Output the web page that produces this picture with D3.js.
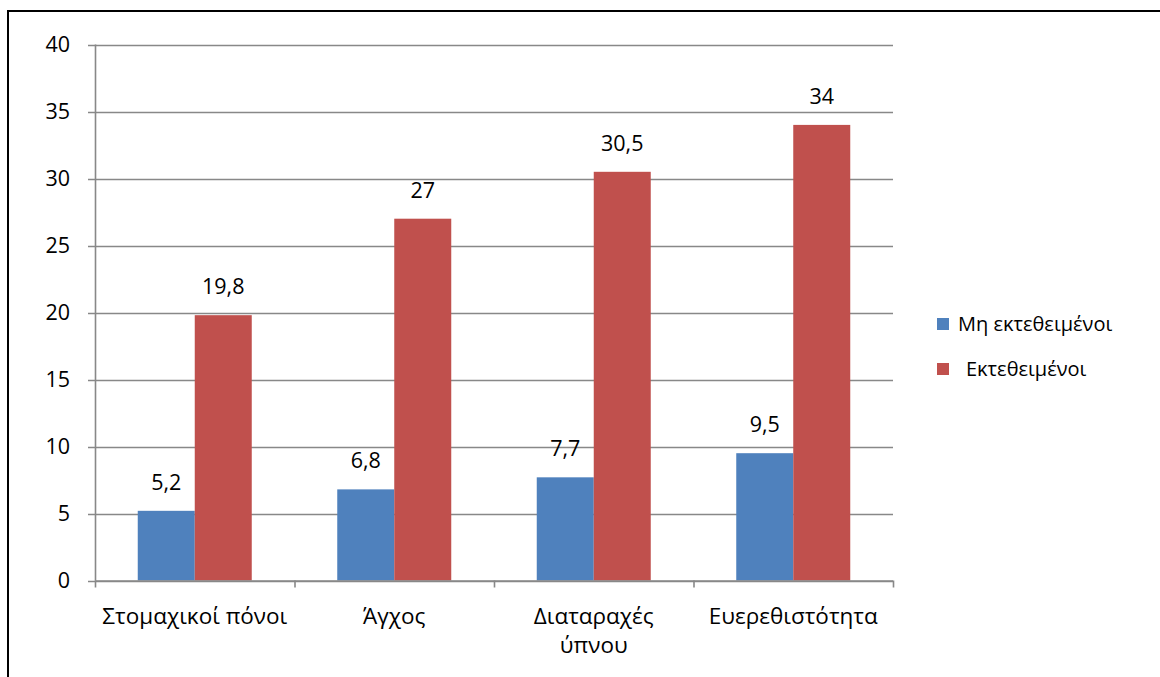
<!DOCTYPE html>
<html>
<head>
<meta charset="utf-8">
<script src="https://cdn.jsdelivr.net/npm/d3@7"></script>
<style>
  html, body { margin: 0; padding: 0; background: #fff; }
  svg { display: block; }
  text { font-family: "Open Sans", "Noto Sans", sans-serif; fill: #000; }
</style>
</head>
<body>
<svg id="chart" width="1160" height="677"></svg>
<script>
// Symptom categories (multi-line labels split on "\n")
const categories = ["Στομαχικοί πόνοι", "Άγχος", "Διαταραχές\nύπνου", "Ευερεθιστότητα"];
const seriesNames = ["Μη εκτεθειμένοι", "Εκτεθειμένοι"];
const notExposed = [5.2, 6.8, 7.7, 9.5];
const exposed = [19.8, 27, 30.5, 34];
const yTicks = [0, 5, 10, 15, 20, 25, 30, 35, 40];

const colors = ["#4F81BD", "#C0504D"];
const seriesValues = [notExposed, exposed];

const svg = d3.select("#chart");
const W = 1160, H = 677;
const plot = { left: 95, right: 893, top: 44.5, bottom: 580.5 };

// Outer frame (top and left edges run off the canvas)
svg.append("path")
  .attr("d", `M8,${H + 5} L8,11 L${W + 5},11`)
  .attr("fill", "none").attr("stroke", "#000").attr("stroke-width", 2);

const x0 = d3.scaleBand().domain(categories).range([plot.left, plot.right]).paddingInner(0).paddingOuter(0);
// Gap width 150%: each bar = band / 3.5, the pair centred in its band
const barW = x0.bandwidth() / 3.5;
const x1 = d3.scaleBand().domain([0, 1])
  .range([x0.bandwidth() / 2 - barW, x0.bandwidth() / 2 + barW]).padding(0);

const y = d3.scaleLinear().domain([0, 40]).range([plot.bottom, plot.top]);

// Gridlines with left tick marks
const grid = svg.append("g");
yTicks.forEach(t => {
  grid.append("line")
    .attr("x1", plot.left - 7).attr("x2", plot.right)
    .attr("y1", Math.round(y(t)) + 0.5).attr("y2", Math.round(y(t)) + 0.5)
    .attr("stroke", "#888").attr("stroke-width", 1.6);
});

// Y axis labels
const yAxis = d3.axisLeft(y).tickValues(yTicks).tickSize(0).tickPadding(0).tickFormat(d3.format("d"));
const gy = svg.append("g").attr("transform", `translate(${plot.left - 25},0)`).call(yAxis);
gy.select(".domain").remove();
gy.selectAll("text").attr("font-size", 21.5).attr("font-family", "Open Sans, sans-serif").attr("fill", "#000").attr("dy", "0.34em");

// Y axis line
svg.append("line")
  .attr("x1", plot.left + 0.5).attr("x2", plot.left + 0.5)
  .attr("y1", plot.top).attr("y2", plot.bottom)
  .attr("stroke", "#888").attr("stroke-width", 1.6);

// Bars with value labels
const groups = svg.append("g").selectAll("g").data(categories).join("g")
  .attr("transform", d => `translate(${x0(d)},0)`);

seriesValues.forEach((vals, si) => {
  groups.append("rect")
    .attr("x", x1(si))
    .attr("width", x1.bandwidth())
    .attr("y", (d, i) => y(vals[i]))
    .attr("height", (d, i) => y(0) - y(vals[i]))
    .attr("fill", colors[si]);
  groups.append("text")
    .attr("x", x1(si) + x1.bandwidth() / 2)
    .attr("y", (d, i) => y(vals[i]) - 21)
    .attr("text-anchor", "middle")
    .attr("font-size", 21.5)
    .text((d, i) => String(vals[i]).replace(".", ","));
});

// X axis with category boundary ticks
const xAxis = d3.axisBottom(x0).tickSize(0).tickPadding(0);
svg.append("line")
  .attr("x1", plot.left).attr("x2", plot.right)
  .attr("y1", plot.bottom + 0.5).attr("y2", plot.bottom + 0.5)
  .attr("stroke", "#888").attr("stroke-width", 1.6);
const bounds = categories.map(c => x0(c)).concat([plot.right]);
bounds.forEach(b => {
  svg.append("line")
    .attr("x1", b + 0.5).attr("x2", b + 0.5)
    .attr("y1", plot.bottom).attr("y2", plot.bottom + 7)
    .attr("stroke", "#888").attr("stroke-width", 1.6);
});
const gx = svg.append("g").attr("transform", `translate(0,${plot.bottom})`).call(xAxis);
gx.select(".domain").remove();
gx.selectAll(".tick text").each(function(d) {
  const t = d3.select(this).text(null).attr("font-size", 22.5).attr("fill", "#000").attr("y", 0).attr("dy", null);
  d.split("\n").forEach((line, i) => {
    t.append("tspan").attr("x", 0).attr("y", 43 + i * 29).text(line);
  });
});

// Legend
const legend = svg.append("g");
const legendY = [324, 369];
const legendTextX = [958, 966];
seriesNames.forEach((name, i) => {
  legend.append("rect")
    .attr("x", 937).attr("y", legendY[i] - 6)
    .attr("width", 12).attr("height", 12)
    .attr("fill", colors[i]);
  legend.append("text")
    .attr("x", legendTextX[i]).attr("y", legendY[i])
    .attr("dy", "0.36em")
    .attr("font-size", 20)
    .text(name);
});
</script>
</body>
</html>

● ● ● ● ● ● ●

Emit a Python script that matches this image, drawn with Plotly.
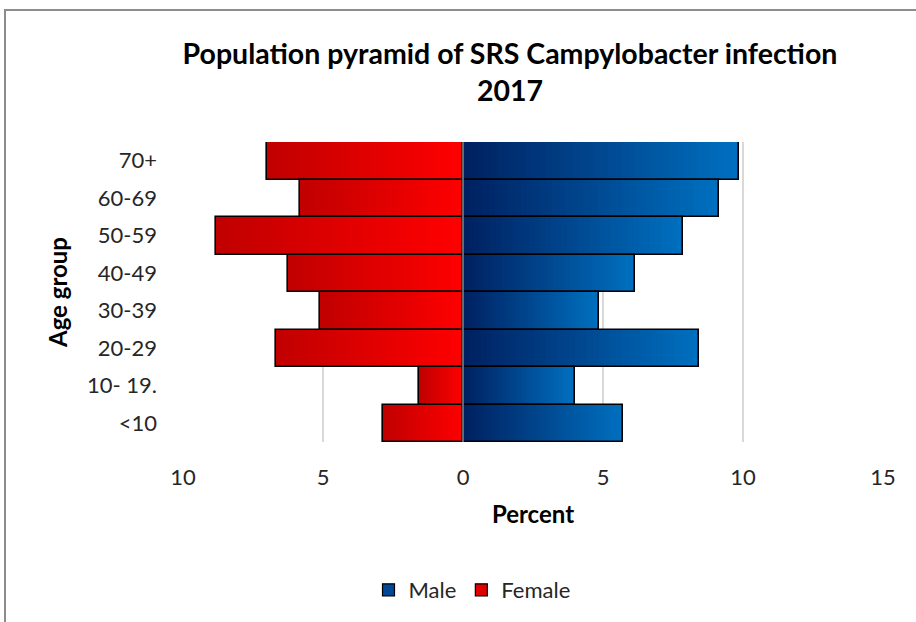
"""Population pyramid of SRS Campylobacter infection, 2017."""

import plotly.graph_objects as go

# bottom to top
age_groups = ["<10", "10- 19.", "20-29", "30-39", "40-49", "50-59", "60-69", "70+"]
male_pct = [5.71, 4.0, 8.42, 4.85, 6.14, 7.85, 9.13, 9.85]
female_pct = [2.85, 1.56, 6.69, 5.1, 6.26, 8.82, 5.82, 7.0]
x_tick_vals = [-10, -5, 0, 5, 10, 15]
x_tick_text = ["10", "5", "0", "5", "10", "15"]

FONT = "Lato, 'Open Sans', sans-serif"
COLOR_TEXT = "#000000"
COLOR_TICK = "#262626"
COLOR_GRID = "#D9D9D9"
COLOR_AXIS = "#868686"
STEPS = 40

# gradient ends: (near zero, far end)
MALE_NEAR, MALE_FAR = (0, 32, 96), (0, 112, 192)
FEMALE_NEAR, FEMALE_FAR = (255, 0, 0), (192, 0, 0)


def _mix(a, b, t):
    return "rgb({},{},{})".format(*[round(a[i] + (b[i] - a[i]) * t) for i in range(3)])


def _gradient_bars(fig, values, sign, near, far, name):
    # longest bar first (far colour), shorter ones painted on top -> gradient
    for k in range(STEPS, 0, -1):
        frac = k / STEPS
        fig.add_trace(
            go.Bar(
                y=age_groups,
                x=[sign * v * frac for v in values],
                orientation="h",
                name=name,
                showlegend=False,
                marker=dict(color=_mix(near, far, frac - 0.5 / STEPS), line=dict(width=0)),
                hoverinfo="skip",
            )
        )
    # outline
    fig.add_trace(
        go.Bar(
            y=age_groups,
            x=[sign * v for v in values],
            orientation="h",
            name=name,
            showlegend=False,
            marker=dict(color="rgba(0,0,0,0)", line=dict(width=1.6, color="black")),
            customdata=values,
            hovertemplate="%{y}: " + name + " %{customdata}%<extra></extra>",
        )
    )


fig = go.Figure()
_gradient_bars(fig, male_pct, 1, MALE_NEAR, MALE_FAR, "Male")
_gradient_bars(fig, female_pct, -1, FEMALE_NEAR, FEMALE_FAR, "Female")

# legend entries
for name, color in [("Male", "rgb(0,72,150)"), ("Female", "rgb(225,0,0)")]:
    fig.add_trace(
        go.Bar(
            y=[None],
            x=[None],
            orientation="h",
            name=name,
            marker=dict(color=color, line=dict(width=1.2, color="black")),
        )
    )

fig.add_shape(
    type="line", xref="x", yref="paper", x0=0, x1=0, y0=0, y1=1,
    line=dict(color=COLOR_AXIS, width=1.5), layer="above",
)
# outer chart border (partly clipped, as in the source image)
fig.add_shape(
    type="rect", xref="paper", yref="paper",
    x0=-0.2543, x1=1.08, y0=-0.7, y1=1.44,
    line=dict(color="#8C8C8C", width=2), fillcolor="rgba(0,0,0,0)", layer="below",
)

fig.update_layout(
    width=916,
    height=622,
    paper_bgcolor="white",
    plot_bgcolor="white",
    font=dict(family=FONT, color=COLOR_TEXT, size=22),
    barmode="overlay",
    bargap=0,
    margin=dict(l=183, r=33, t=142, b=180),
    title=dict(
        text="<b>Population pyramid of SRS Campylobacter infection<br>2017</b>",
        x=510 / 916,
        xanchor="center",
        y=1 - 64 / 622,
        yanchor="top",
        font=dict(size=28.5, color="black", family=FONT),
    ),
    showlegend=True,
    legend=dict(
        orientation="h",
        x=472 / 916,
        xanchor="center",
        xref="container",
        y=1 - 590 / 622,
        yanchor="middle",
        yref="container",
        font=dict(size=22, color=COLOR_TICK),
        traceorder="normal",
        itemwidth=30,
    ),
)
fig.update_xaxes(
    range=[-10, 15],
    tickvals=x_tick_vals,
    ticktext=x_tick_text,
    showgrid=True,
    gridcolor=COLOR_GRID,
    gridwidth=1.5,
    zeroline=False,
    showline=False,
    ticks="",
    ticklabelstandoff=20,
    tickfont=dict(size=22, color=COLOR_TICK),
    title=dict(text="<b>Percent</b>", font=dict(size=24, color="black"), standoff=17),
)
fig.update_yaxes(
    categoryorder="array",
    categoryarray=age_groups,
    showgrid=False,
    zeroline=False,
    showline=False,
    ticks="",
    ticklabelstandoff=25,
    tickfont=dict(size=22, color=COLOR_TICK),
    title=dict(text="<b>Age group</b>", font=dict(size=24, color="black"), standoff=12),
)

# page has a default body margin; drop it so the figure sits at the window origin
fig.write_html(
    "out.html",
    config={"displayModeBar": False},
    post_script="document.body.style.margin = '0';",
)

● ● ● ● ● ● ●

Work instructions: Keep the pictures out, and extract only the lines that begin at the one containing "Emit a Python" and end at the one containing "FEMALE_NEAR, FEMALE_FAR = (255, 0, 0), (192, 0, 0)", inclusive.

Written reply:
Emit a Python script that matches this image, drawn with Plotly.
"""Population pyramid of SRS Campylobacter infection, 2017."""

import plotly.graph_objects as go

# bottom to top
age_groups = ["<10", "10- 19.", "20-29", "30-39", "40-49", "50-59", "60-69", "70+"]
male_pct = [5.71, 4.0, 8.42, 4.85, 6.14, 7.85, 9.13, 9.85]
female_pct = [2.85, 1.56, 6.69, 5.1, 6.26, 8.82, 5.82, 7.0]
x_tick_vals = [-10, -5, 0, 5, 10, 15]
x_tick_text = ["10", "5", "0", "5", "10", "15"]

FONT = "Lato, 'Open Sans', sans-serif"
COLOR_TEXT = "#000000"
COLOR_TICK = "#262626"
COLOR_GRID = "#D9D9D9"
COLOR_AXIS = "#868686"
STEPS = 40

# gradient ends: (near zero, far end)
MALE_NEAR, MALE_FAR = (0, 32, 96), (0, 112, 192)
FEMALE_NEAR, FEMALE_FAR = (255, 0, 0), (192, 0, 0)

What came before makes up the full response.